EPISODE 006: Leaving a Toxic Relationship and the Metamorphosis that Came Afterwards
In this week’s episode, Callie Butler, opens up about leaving a toxic relationship she lost herself in, her journey through the abuse until she realized she needed to leave; and transforming from a self proclaimed “empty gray husk” of a person into her true self whom she never truly knew until she learned the value of self love and having a relationship with herself.
In this candid conversation, Callie explains how leaving a toxic relationship put her in a desperate situation, which forced her to spend time in nature, the Unitarian Church, focus on veganism, and transform her career into a purpose-driven pursuit. Callie explores how these changes led to being healthier and happier than she has ever been and more herself than she has ever been. Callie has learned how to accept help and still consider herself independent.
Tune in to see how Callie learned the difference between being committed to a relationship and being trapped in a dangerous relationship.
“Being human is about strength and fortitude, but also about the beauty in vulnerability…” Callie says she’s learned this over the years.
Callie details the dissolution of her marriage and how the transition to being unmarried took form, prompting authentic self discovery.
The most important thing in life is connection. “The relationships we share with others are the currency of our lives.”
A before and after marriage exploration.
A take away for listeners is that “Desperation” led to an unhealthy relationship. Avoid getting into relationships out of necessity.

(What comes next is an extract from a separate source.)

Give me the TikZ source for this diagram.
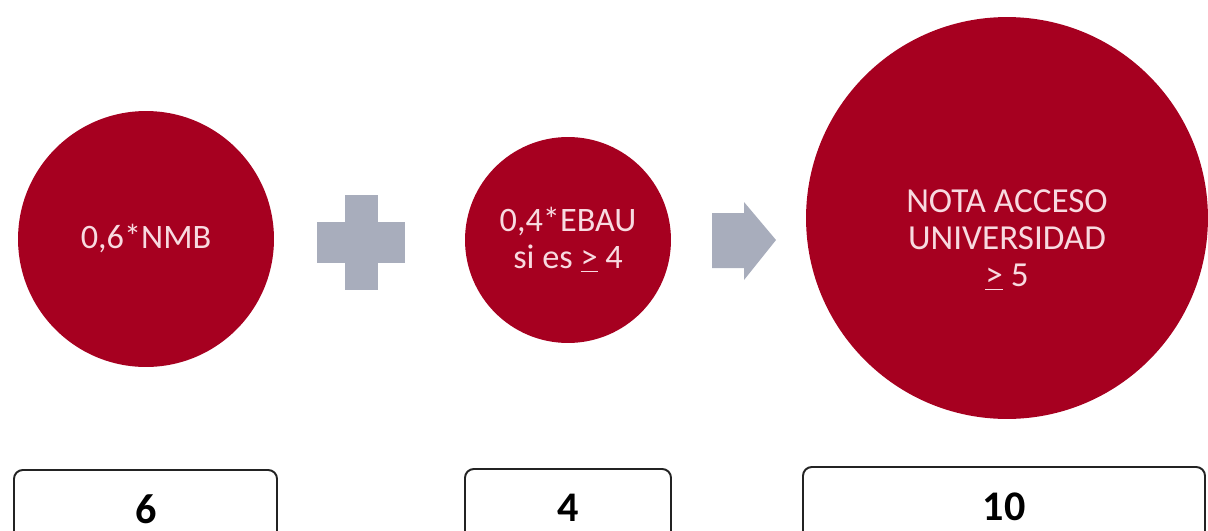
\documentclass[tikz,border=0pt]{standalone}
\usepackage{fontspec}
\setmainfont{Carlito}
\usetikzlibrary{positioning, calc}
\definecolor{ballred}{RGB}{166,0,32}
\definecolor{balltext}{RGB}{248,218,224}
\definecolor{signgray}{RGB}{168,173,188}
\definecolor{boxline}{RGB}{35,35,35}

\begin{document}
\begin{tikzpicture}[x=0.02cm, y=-0.02cm,
    ball/.style={circle, fill=ballred, inner sep=0pt},
    balltxt/.style={text=balltext, align=center, inner sep=0pt,
      font=\fontsize{19.5}{21}\selectfont},
    scorebox/.style={draw=boxline, line width=1.1pt, rounded corners=5pt},
    scoretxt/.style={inner sep=0pt, font=\fontsize{24}{28}\selectfont\bfseries}]
    \useasboundingbox (0,0) rectangle (1208,531);
    \clip (0,0) rectangle (1208,531);
    % Circles
    \node[ball, minimum size=5.12cm] (nmb) at (146,239) {};
    \node[ball, minimum size=4.12cm] (ebau) at (568,240) {};
    \node[ball, minimum size=8.04cm] (nota) at (1007,218) {};
    % Circle texts
    \node[balltxt] (nmbtxt) at (nmb.center) {0,6*NMB};
    \node[balltxt] (ebautxt) at (ebau.center) {0,4*EBAU\\si es \underline{>} 4};
    \node[balltxt, font=\fontsize{20}{21}\selectfont] (notatxt) at ($(nota.center)+(0,22)$)
      {NOTA ACCESO\\UNIVERSIDAD\\\underline{>} 5};
    % Plus sign
    \fill[signgray] (317,222) rectangle (405,263);
    \fill[signgray] (345,195) rectangle (378,290);
    % Arrow
    \fill[signgray] (712,213) -- (744,213) -- (744,202) -- (776,240)
      -- (744,280) -- (744,268) -- (712,268) -- cycle;
    % Score boxes
    \draw[scorebox] (14,470) rectangle (277,560);
    \draw[scorebox] (465,469) rectangle (671,560);
    \draw[scorebox] (803,467) rectangle (1205,560);
    \node[scoretxt] (nmbscore) at (146,509) {6};
    \node[scoretxt] (ebauscore) at (568,508) {4};
    \node[scoretxt] (notascore) at (1004,507) {10};
\end{tikzpicture}
\end{document}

Isolation and lack of connection led to a challenging time. It came over time and through multiple forms of intimidation and manipulation.
Distance - being out of the abusive situation - provided clarity. Callie viewed herself as a strong woman, shouldering the emotional work in a relationship - the point is, it’s not always clear you’re in an abusive relationship.
Lesson learned - helping other people is a wonderful thing to do, but it doesn’t have to come at the price of your own self. In her marriage, there was no price that was too great. Identity was secondary to the relationship.
Callie details the form the abuse took - emotional and physical events. She was scared to leave.
A brain lesion, a prognosis of 6 months to live, and Callie’s response to it clued her in that she was on the wrong path.
When your’e significant other puts a tracking mechanism on you, something isn’t right.
Leaving for a weekend trip turned into never going home.
Callie spent 45 days in a domestic violence shelter. When she first went in, she felt like a sham. But says, “…it took me a little while to realize I was exactly where I needed to be.”
Nature and hiking helped Callie get herself back.
After leaving the shelter, a clean slate offered the new beginning Callie embraced, including veganism, patience, and physical activity that transformed her life.
Callie asked herself, why did you choose this? And the answer to her question led her to realize she needed to love herself to avoid toxic relationships.
Healing occurred for Callie through engagement with her church, teaching, and learning.
Callie explains her views on veganism and the empowerment it brings.
Use the tools like a domestic violence shelter without letting shame stand between you and your ability to take control of your life. In the absence of shame and fear of vulnerability she would not have suffered as long as she did.
Familiarize yourself with the available resources.
Reach out to people who care about you.
It’s ok to be vulnerable, make mistakes, and find yourself in a situation that’s not ideal and recognize it doesn’t make you reach to ask for help.
To make change in your life, such as transition to veganism, create an incremental plan.
Surround yourself with positive messaging. (I love following Callie’s positive posts on Facebook!)
Invest in a friendship with yourself, making it a priority in your life.
Always be willing to examine the nature of relationships in your life to ensure healthy connections.